Boselli: «Se sulla legge vincono i “duri e puri” andiamo alla disfatta»

da Roma

«Sul conflitto di interessi il centrosinistra sta imboccando una strada rischiosa». Lo dice dal primo giorno, il leader dello Sdi Enrico Boselli, mettendo in guardia i suoi alleati, a cominciare dagli oltranzisti alla Di Pietro e Diliberto, quelli che reclamano inasprimenti al testo in discussione, «quelli che urlano “dagli a Berlusconi” pensando di lucrare qualche mezzo punto in più alle elezioni, e non si rendono conto del pericolo».
Quale pericolo, onorevole Boselli?
«Il pericolo che i “duri e puri” anti-Berlusconi possano magari guadagnare qualche voterello, ma portando dritta filata la coalizione verso una bella sconfitta sonora.

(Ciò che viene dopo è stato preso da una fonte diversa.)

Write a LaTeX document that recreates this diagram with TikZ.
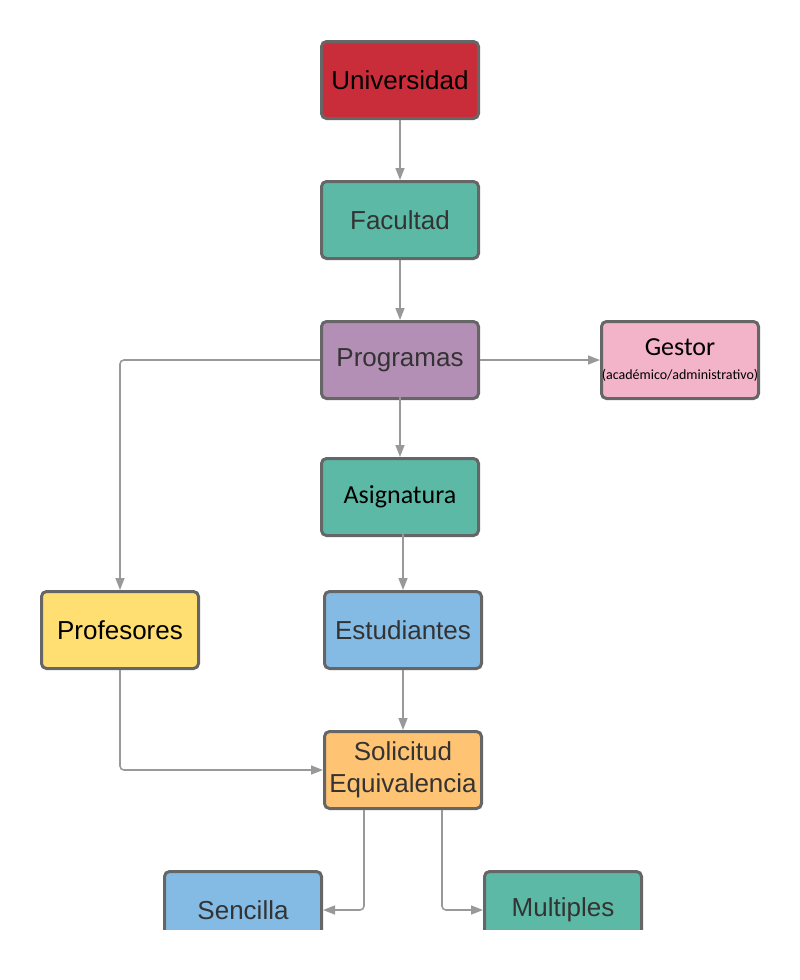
\documentclass[tikz,border=0pt]{standalone}
\usepackage{fontspec}
\setmainfont{Liberation Sans}
\newfontfamily\calfont{Carlito}
\usetikzlibrary{arrows.meta}
\definecolor{boxred}{HTML}{C92D39}
\definecolor{boxteal}{HTML}{5CB9A5}
\definecolor{boxpurple}{HTML}{B38FB5}
\definecolor{boxpink}{HTML}{F3B4C9}
\definecolor{boxyellow}{HTML}{FFDF71}
\definecolor{boxblue}{HTML}{83BBE5}
\definecolor{boxorange}{HTML}{FFC374}
\definecolor{boxline}{HTML}{666666}
\definecolor{linkgray}{HTML}{999999}
\definecolor{textgray}{HTML}{333333}
\begin{document}
\begin{tikzpicture}[x=1pt,y=-1pt,
    box/.style={draw=boxline,line width=3pt,rounded corners=5pt,
      minimum width=157pt,minimum height=77pt,inner sep=0pt,align=center,
      text=textgray,font=\fontsize{26}{32}\selectfont},
    link/.style={draw=linkgray,line width=1.6pt,rounded corners=4pt,
      -{Triangle[length=12pt,width=9pt]}}]
  \useasboundingbox (0,0) rectangle (800,980);
  \begin{scope}
    \clip (0,0) rectangle (800,929);
    \draw
      (400,80) node[box,fill=boxred,text=black] (univ){Universidad}
      (400,220) node[box,fill=boxteal] (fac){Facultad}
      (400,360) node[box,fill=boxpurple] (prog){Programas}
      (680,360) node[box,fill=boxpink,text=black] (gest){{\calfont Gestor}\\[-8pt]{\calfont\fontsize{14}{16}\selectfont(académico/administrativo)}}
      (400,497) node[box,fill=boxteal,text=black,font=\calfont\fontsize{26}{32}\selectfont] (asig){Asignatura}
      (120,630) node[box,fill=boxyellow,text=black] (prof){Profesores}
      (403,630) node[box,fill=boxblue] (est){Estudiantes}
      (403,770) node[box,fill=boxorange] (sol){Solicitud\\Equivalencia}
      (243,910) node[box,fill=boxblue] (sen){Sencilla}
      (563,910) node[box,fill=boxteal] (mult){Multiples};
    \begin{scope}[link]
      \draw (univ) to (fac);
      \draw (fac) to (prog);
      \draw ([yshift=4pt]prog.south) to (asig);
      \draw (prog) to (gest);
      \draw (prog.west) -| (prof.north);
      \draw ([xshift=3pt,yshift=4pt]asig.south) to (est.north);
      \draw (est) to (sol);
      \draw (prof.south) |- (sol.west);
      \draw ([xshift=-39pt]sol.south) |- (sen.east);
      \draw ([xshift=39pt]sol.south) |- (mult.west);
    \end{scope}
  \end{scope}
\end{tikzpicture}
\end{document}
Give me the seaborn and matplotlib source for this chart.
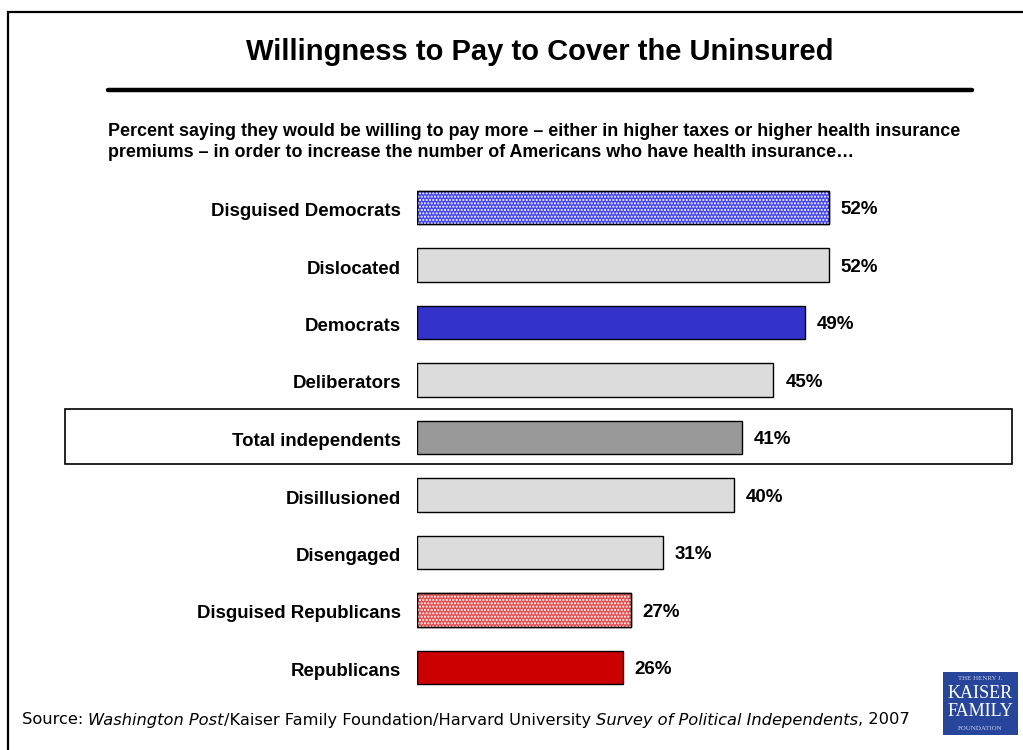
import matplotlib
matplotlib.use("Agg")
import matplotlib.pyplot as plt
import matplotlib.transforms as mtransforms
import seaborn as sns
import pandas as pd
from matplotlib.patches import Rectangle
from matplotlib.lines import Line2D

categories = ["Disguised Democrats", "Dislocated", "Democrats", "Deliberators",
              "Total independents", "Disillusioned", "Disengaged",
              "Disguised Republicans", "Republicans"]
values = [52, 52, 49, 45, 41, 40, 31, 27, 26]
value_labels = ["52%", "52%", "49%", "45%", "41%", "40%", "31%", "27%", "26%"]
bar_colors = ["#4646f0", "#dcdcdc", "#3333cc", "#dcdcdc", "#999999",
              "#dcdcdc", "#dcdcdc", "#e25050", "#cc0000"]
hatched = [True, False, False, False, False, False, False, True, False]

title = "Willingness to Pay to Cover the Uninsured"
subtitle = ("Percent saying they would be willing to pay more \u2013 either in higher taxes or higher health insurance\n"
            "premiums \u2013 in order to increase the number of Americans who have health insurance\u2026")

sns.set_theme(style="white")
plt.rcParams['font.family'] = ['Liberation Sans', 'DejaVu Sans']
plt.rcParams['hatch.linewidth'] = 1.0

W, H = 1023, 750
fig = plt.figure(figsize=(W / 100, H / 100), dpi=100)
fig.patch.set_facecolor("white")

def fx(px):
    return px / W

def fy(py):
    return 1 - py / H

# outer frame
fig.add_artist(Rectangle((fx(8), fy(760)), fx(1030) - fx(8), fy(12) - fy(760),
                         transform=fig.transFigure, fill=False, edgecolor="black",
                         linewidth=1.6, zorder=0))
# highlight box for total independents
fig.add_artist(Rectangle((fx(65), fy(464)), fx(1012) - fx(65), fy(409) - fy(464),
                         transform=fig.transFigure, fill=False, edgecolor="black",
                         linewidth=1.2, zorder=0))
# title rule
fig.add_artist(Line2D([fx(108), fx(972)], [fy(89.5), fy(89.5)], transform=fig.transFigure,
                      color="black", linewidth=3.2))

fig.text(fx(540), fy(52), title, ha="center", va="center", fontsize=21,
         fontweight="bold", color="black")
fig.text(fx(108), fy(142), subtitle, ha="left", va="center", fontsize=12.9,
         fontweight="bold", color="black", linespacing=1.25)

# axes: left at x=417, 7.92 px per percent, rows pitch 57.5 px
x0 = 417
ppu = 7.92
xmax = 60
top = 207.5 - 28.75
bottom = 667.5 + 28.75
ax = fig.add_axes([fx(x0), fy(bottom), xmax * ppu / W, (bottom - top) / H])
ax.patch.set_alpha(0)

df = pd.DataFrame({"category": categories, "value": values})
sns.barplot(data=df, x="value", y="category", hue="category", palette=bar_colors,
            legend=False, orient="h", width=0.574, edgecolor="black",
            linewidth=1.0, ax=ax, saturation=1)

for patch, h in zip(ax.patches, hatched):
    if h:
        overlay = Rectangle(patch.get_xy(), patch.get_width(), patch.get_height(),
                            facecolor="none", edgecolor="white", linewidth=0,
                            hatch=".....", zorder=patch.get_zorder() + 0.1)
        ax.add_patch(overlay)
        border = Rectangle(patch.get_xy(), patch.get_width(), patch.get_height(),
                           facecolor="none", edgecolor="black", linewidth=1.0,
                           zorder=patch.get_zorder() + 0.2)
        ax.add_patch(border)

for i, (v, lab) in enumerate(zip(values, value_labels)):
    ax.text(v + 1.5, i + 0.04, lab, ha="left", va="center", fontsize=13.5,
            fontweight="bold", color="black")

ax.set_xlim(0, xmax)
ax.set_ylim(8.5, -0.5)
ax.set_xlabel("")
ax.set_ylabel("")
ax.set_xticks([])
ax.tick_params(axis="y", length=0, pad=11.5)
shift = mtransforms.ScaledTranslation(0, -2 / 100, fig.dpi_scale_trans)
for t in ax.get_yticklabels():
    t.set_fontweight("bold")
    t.set_fontsize(13.4)
    t.set_color("black")
    t.set_transform(t.get_transform() + shift)
for s in ax.spines.values():
    s.set_visible(False)

# source line
src_y = fy(720)
parts = [("Source: ", "normal"), ("Washington Post", "italic"),
         ("/Kaiser Family Foundation/Harvard University ", "normal"),
         ("Survey of Political Independents", "italic"), (", 2007", "normal")]
renderer = fig.canvas.get_renderer()
xcur = fx(22)
for txt, style in parts:
    t = fig.text(xcur, src_y, txt, ha="left", va="center", fontsize=11.7,
                 fontstyle=style, color="black", family=["DejaVu Sans"])
    probe = fig.text(0, 0, txt + "|", fontsize=11.7, fontstyle=style,
                     family=["DejaVu Sans"])
    bar_probe = fig.text(0, 0, "|", fontsize=11.7, fontstyle=style,
                         family=["DejaVu Sans"])
    wdt = probe.get_window_extent(renderer=renderer).width - \
        bar_probe.get_window_extent(renderer=renderer).width
    probe.remove()
    bar_probe.remove()
    xcur += wdt / W

# logo
fig.add_artist(Rectangle((fx(943), fy(735)), fx(1018) - fx(943), fy(672) - fy(735),
                         transform=fig.transFigure, facecolor="#27459a",
                         edgecolor="none"))
fig.text(fx(980.5), fy(679), "THE HENRY J.", ha="center", va="center", fontsize=5,
         color="#c8d0ea", family=["Liberation Serif"])
fig.text(fx(980.5), fy(694), "KAISER", ha="center", va="center", fontsize=13,
         color="white", family=["Liberation Serif"])
fig.text(fx(980.5), fy(712), "FAMILY", ha="center", va="center", fontsize=13,
         color="white", family=["Liberation Serif"])
fig.text(fx(980.5), fy(728), "FOUNDATION", ha="center", va="center", fontsize=5,
         color="#c8d0ea", family=["Liberation Serif"])

fig.savefig("out.png", dpi=100, facecolor="white")
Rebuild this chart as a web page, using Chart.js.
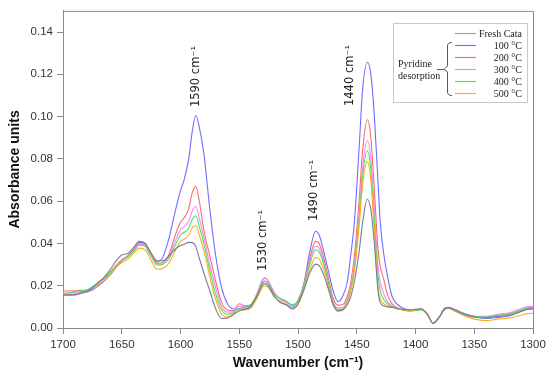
<!DOCTYPE html>
<html>
<head>
<meta charset="utf-8">
<script src="https://cdn.jsdelivr.net/npm/chart.js@4.4.1/dist/chart.umd.min.js"></script>
<style>
  html, body { margin: 0; padding: 0; background: #fff; }
  #wrap { width: 550px; height: 377px; position: relative; }
</style>
</head>
<body>
<div id="wrap"><canvas id="c"></canvas></div>
<script>
// Pyridine-FTIR spectra

const WN = [1700, 1690, 1685, 1680, 1675, 1670, 1665, 1660, 1655, 1650, 1645, 1640, 1635, 1630, 1625, 1620,
  1615, 1610, 1605, 1600, 1597, 1593, 1590, 1587, 1584, 1580, 1575, 1570, 1565, 1560, 1555, 1550,
  1545, 1540, 1535, 1530, 1528, 1525, 1520, 1515, 1510, 1505, 1500, 1495, 1490, 1485, 1482, 1478,
  1475, 1470, 1466, 1462, 1458, 1455, 1452, 1448, 1445, 1441, 1438, 1435, 1432, 1430, 1427, 1424,
  1420, 1415, 1410, 1405, 1400, 1395, 1390, 1385, 1380, 1375, 1372, 1365, 1360, 1350, 1340, 1330,
  1320, 1310, 1305, 1300];

const FRESH = [.0155, .0156, .0168, .0172, .0190, .0215, .0240, .0275, .0315, .0345, .0352, .0380, .0410, .0400, .0355, .0318,
  .0318, .0340, .0370, .0390, .0395, .0405, .0404, .0385, .0330, .0258, .0175, .0090, .0045, .0048, .0065, .0082,
  .0090, .0105, .0150, .0205, .0210, .0195, .0150, .0120, .0110, .0090, .0115, .0180, .0260, .0302, .0295, .0250,
  .0200, .0110, .0080, .0085, .0110, .0150, .0220, .0360, .0500, .0609, .0560, .0400, .0180, .0120, .0105, .0100,
  .0098, .0092, .0088, .0085, .0088, .0090, .0065, .0022, .0050, .0090, .0095, .0080, .0068, .0052, .0048, .0055,
  .0060, .0078, .0088, .0090];

const T100 = [.0158, .0158, .0162, .0170, .0180, .0200, .0222, .0250, .0285, .0318, .0340, .0370, .0405, .0398, .0352, .0312,
  .0335, .0420, .0540, .0650, .0700, .0800, .0930, .1005, .0950, .0820, .0560, .0340, .0190, .0115, .0090, .0090,
  .0090, .0100, .0150, .0215, .0222, .0205, .0150, .0122, .0112, .0098, .0130, .0210, .0360, .0458, .0440, .0360,
  .0290, .0175, .0125, .0150, .0220, .0350, .0500, .0850, .1130, .1257, .1200, .1000, .0700, .0500, .0350, .0250,
  .0150, .0110, .0092, .0085, .0088, .0090, .0068, .0022, .0050, .0095, .0098, .0085, .0072, .0055, .0045, .0050,
  .0058, .0080, .0090, .0092];

const T200 = [.0175, .0176, .0178, .0180, .0192, .0215, .0235, .0262, .0295, .0322, .0340, .0368, .0400, .0392, .0348, .0305,
  .0310, .0345, .0430, .0500, .0520, .0565, .0640, .0670, .0600, .0460, .0340, .0220, .0120, .0085, .0082, .0115,
  .0105, .0110, .0160, .0230, .0238, .0220, .0165, .0138, .0125, .0108, .0130, .0205, .0330, .0410, .0400, .0330,
  .0260, .0140, .0108, .0110, .0150, .0220, .0340, .0600, .0840, .0985, .0900, .0650, .0380, .0290, .0230, .0160,
  .0115, .0095, .0086, .0082, .0086, .0090, .0066, .0022, .0050, .0092, .0095, .0080, .0068, .0052, .0052, .0060,
  .0068, .0085, .0095, .0097];

const T300 = [.0165, .0168, .0172, .0175, .0190, .0210, .0232, .0260, .0292, .0318, .0338, .0365, .0398, .0390, .0345, .0303,
  .0308, .0335, .0405, .0465, .0480, .0505, .0555, .0575, .0520, .0426, .0300, .0190, .0100, .0075, .0078, .0102,
  .0100, .0112, .0160, .0228, .0235, .0218, .0165, .0135, .0122, .0105, .0125, .0200, .0315, .0388, .0378, .0312,
  .0245, .0125, .0095, .0095, .0135, .0195, .0300, .0540, .0760, .0886, .0800, .0560, .0300, .0215, .0160, .0125,
  .0105, .0092, .0085, .0082, .0086, .0090, .0066, .0022, .0050, .0092, .0096, .0082, .0070, .0055, .0055, .0065,
  .0072, .0092, .0100, .0102];

const T400 = [.0160, .0172, .0176, .0178, .0195, .0215, .0236, .0262, .0293, .0320, .0336, .0362, .0392, .0385, .0340, .0298,
  .0302, .0325, .0385, .0440, .0452, .0472, .0515, .0530, .0480, .0397, .0270, .0160, .0085, .0065, .0072, .0092,
  .0098, .0110, .0155, .0215, .0220, .0208, .0160, .0140, .0128, .0110, .0125, .0195, .0300, .0370, .0360, .0300,
  .0235, .0120, .0088, .0088, .0125, .0185, .0285, .0510, .0720, .0838, .0750, .0500, .0250, .0175, .0135, .0115,
  .0100, .0090, .0084, .0080, .0082, .0085, .0065, .0022, .0050, .0092, .0096, .0082, .0070, .0055, .0052, .0060,
  .0065, .0085, .0095, .0097];

const T500 = [.0160, .0162, .0165, .0172, .0185, .0205, .0225, .0252, .0285, .0310, .0325, .0352, .0378, .0370, .0320, .0278,
  .0282, .0305, .0360, .0410, .0420, .0440, .0475, .0485, .0440, .0365, .0240, .0135, .0065, .0052, .0062, .0082,
  .0085, .0095, .0140, .0195, .0200, .0190, .0145, .0125, .0112, .0090, .0110, .0180, .0275, .0333, .0325, .0275,
  .0215, .0110, .0082, .0085, .0120, .0175, .0265, .0480, .0680, .0787, .0700, .0450, .0200, .0140, .0115, .0105,
  .0098, .0090, .0085, .0082, .0085, .0088, .0066, .0022, .0048, .0088, .0092, .0075, .0062, .0042, .0035, .0042,
  .0048, .0060, .0068, .0070];

const SERIES_LABELS = ["Fresh Cata", "100 °C", "200 °C", "300 °C", "400 °C", "500 °C"];
const SERIES_COLORS = ["#7a7a9c", "#6f6fff", "#ff6a6a", "#ff80ff", "#3ee860", "#ffae1a"];
const X_TICKS = [1700, 1650, 1600, 1550, 1500, 1450, 1400, 1350, 1300];
const Y_TICKS = [0, 0.02, 0.04, 0.06, 0.08, 0.10, 0.12, 0.14];

// peak annotations: [text, wavenumber, absorbance at text foot]
const PEAK_LABELS = [
  ["1590 cm\u207B\u00B9", 1587, 0.1045],
  ["1440 cm\u207B\u00B9", 1456, 0.105],
  ["1530 cm\u207B\u00B9", 1530, 0.027],
  ["1490 cm\u207B\u00B9", 1486, 0.0506],
];

const ALL = [FRESH, T100, T200, T300, T400, T500];

const datasets = ALL.map((vals, i) => ({
  label: SERIES_LABELS[i],
  data: WN.map((w, j) => ({ x: w, y: vals[j] })),
  borderColor: SERIES_COLORS[i],
  borderWidth: 1.1,
  pointRadius: 0,
  fill: false,
  cubicInterpolationMode: "monotone",
  order: i === 0 ? 0 : 7 - i,
}));

// frame on top + right, peak labels and the bracketed legend
const decor = {
  id: "decor",
  afterDatasetsDraw(chart) {
    const { ctx, chartArea: a, scales } = chart;
    ctx.save();
    ctx.strokeStyle = "#8a8a8a";
    ctx.lineWidth = 1;
    ctx.beginPath();
    ctx.moveTo(a.left, a.top + 0.5);
    ctx.lineTo(a.right + 0.5, a.top + 0.5);
    ctx.lineTo(a.right + 0.5, a.bottom);
    ctx.stroke();

    ctx.fillStyle = "#222";
    ctx.font = "11.5px 'DejaVu Sans', sans-serif";
    ctx.textAlign = "left";
    ctx.textBaseline = "middle";
    PEAK_LABELS.forEach(([t, w, v]) => {
      const px = scales.x.getPixelForValue(w);
      const py = scales.y.getPixelForValue(v);
      ctx.save();
      ctx.translate(px, py);
      ctx.rotate(-Math.PI / 2);
      ctx.fillText(t, 0, 0);
      ctx.restore();
    });

    // legend box
    const bx = 393, by = 23, bw = 134, bh = 79;
    ctx.fillStyle = "#fff";
    ctx.fillRect(bx, by, bw, bh);
    ctx.strokeStyle = "#c8c8c8";
    ctx.strokeRect(bx + 0.5, by + 0.5, bw, bh);
    const rows = [33, 45, 57, 69, 81, 93];
    ctx.font = "10px 'Liberation Serif', 'Times New Roman', serif";
    ctx.textAlign = "right";
    rows.forEach((ry, i) => {
      ctx.strokeStyle = i === 0 ? "#a0a0a0" : SERIES_COLORS[i];
      ctx.lineWidth = 1.2;
      ctx.beginPath();
      ctx.moveTo(455, ry + 0.5);
      ctx.lineTo(476, ry + 0.5);
      ctx.stroke();
      ctx.fillStyle = "#222";
      ctx.fillText(SERIES_LABELS[i], 522, ry + 1);
    });
    // bracket
    ctx.strokeStyle = "#444";
    ctx.lineWidth = 0.9;
    ctx.beginPath();
    ctx.moveTo(452, 42.5);
    ctx.quadraticCurveTo(447.5, 42.5, 447.5, 46);
    ctx.lineTo(447.5, 66);
    ctx.lineTo(444, 69.5);
    ctx.lineTo(447.5, 72);
    ctx.lineTo(447.5, 92);
    ctx.quadraticCurveTo(447.5, 95.5, 452, 95.5);
    ctx.moveTo(444, 69.5);
    ctx.lineTo(437, 69.5);
    ctx.stroke();
    ctx.textAlign = "left";
    ctx.fillStyle = "#222";
    ctx.fillText("Pyridine", 398, 64);
    ctx.fillText("desorption", 398, 76);
    ctx.restore();
  },
};

const axisGrid = { display: true, drawOnChartArea: false, drawTicks: true, tickLength: 6, color: "#8a8a8a" };
const tickFont = { family: "'Liberation Sans', Arial, sans-serif", size: 11.5 };

new Chart(document.getElementById("c"), {
  type: "line",
  data: { datasets },
  plugins: [decor],
  options: {
    responsive: true,
    maintainAspectRatio: false,
    animation: false,
    layout: { padding: { top: 7, right: 17, left: 0, bottom: 0 } },
    plugins: { legend: { display: false }, tooltip: { enabled: false } },
    scales: {
      x: {
        type: "linear",
        reverse: true,
        min: 1300,
        max: 1700,
        afterBuildTicks: s => { s.ticks = X_TICKS.map(v => ({ value: v })); },
        afterFit: s => { s.height = 49; },
        grid: axisGrid,
        border: { display: true, color: "#8a8a8a", width: 1 },
        ticks: { color: "#333", font: tickFont, padding: 4, maxRotation: 0, callback: v => String(v) },
        title: {
          display: true,
          text: "Wavenumber (cm\u207B\u00B9)",
          color: "#111",
          font: { family: "'Liberation Sans', Arial, sans-serif", size: 14, weight: "bold" },
          padding: { top: 0, bottom: 5 },
        },
      },
      y: {
        min: 0,
        max: 0.15,
        afterBuildTicks: s => { s.ticks = Y_TICKS.map(v => ({ value: v })); },
        afterFit: s => { s.width = 63; },
        grid: axisGrid,
        border: { display: true, color: "#8a8a8a", width: 1 },
        ticks: { color: "#333", font: tickFont, padding: 4, callback: v => v.toFixed(2) },
        title: {
          display: true,
          text: "Absorbance units",
          color: "#111",
          font: { family: "'Liberation Sans', Arial, sans-serif", size: 14, weight: "bold" },
          padding: { top: 7, bottom: 0 },
        },
      },
    },
  },
});
</script>
</body>
</html>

Dopo di che del loro 0,5% ce ne faremo assai...».
Sta dicendo che il conflitto di interessi è meglio lasciarlo perdere?
«Assolutamente no: di una buona legge c’è bisogno, che sia seria e rigorosa. Ma trovo sbagliatissima l’idea che siano i vincitori a stabilire le regole del gioco. Dunque il centrosinistra non può e non deve andare avanti da solo: occorre cambiare metodo, e cercare un accordo tra maggioranza e opposizione. Anche per evitare un fenomeno che secondo me sconcerta tutti i cittadini: ogni cinque anni chi va a Palazzo Chigi cambia tutto a proprio favore, fa la legge elettorale che vuole e la riforma della giustizia che vuole e il conflitto di interessi che vuole. È un lusso che non ci possiamo permettere. Anche perché se l’Unione non prova a trovare un accordo sul testo con la Cdl, questa legge rischia di rivelarsi un boomerang».
Perché un boomerang?
«Perché così stiamo ricompattando il centrodestra e rivitalizzando la leadership di Silvio Berlusconi, che se non altro per motivi di età volgeva al termine. Gli consentiamo di ritagliarsi il ruolo del perseguitato, che sa usare da maestro, e di denunciare davanti agli elettori: “Attenti, oggi vogliono espropriare me, domani esproprieranno tutti voi”. Oltretutto non sono molto convinto che alla fine questa operazione possa tradursi in un successo».
Lei ha detto di dubitare che il centrosinistra riuscirà ad approvare realmente la legge. Perché?
«Perché i numeri parlamentari sono quelli che sono, al Senato innanzitutto. E non credo bastino, senza un’intesa con l’opposizione. Si dice che il centrodestra non sia disponibile, ma non è vero. Sicuramente dentro la Casa delle libertà molti riconoscono che il problema esiste e va affrontato. Se poi davanti ad una nostra offerta di dialogo loro rovesceranno il tavolo, rifiutandolo in modo assoluto e ingiustificato, la gente lo capirà. Così invece rischiamo solo di fare un favore a Berlusconi».
Perché invece l’Unione ha deciso questa improvvisa accelerazione?
«Non lo so. Certo, c’era un impegno preso con gli elettori. Ma ne abbiamo presi tanti, di impegni. E sulla legge elettorale stiamo sostenendo che va fatta assieme, in modo bipartisan, perché è una regola di base della democrazia: bene, anche il conflitto di interessi lo è. Cerchiamo di evitare di dare l’impressione che stiamo facendo una legge ad personam. Una legge che Berlusconi, se torna a Palazzo Chigi, non avrà problemi a cancellare in una giornata dicendo: se la sono votata da soli contro di me».
Qualcuno, ad esempio Pierluigi Battista sul «Corriere», ha sottolineato la contraddizione di questi giorni: fino a ieri Berlusconi veniva invocato come possibile salvatore dell’italianità di Telecom, oggi che la vicenda è chiusa il suo ruolo d’imprenditore è un pericolo pubblico...
«Conosco l’obiezione, ieri Berlusconi veniva addirittura sollecitato ad occuparsi di Telecom e ora rispunta il conflitto d’interessi. Ma al di là delle sensazioni, resta il fatto che il problema del conflitto c’è, da anni.

E non c’entra nulla con l’idea di impedire ai “ricchi” di scendere in politica: in Usa succede tutti i giorni. Ma con regole chiare. Ora il centrosinistra vuole regole in tutta fretta, senza cercare un accordo. Questo è l’errore, e va sventato».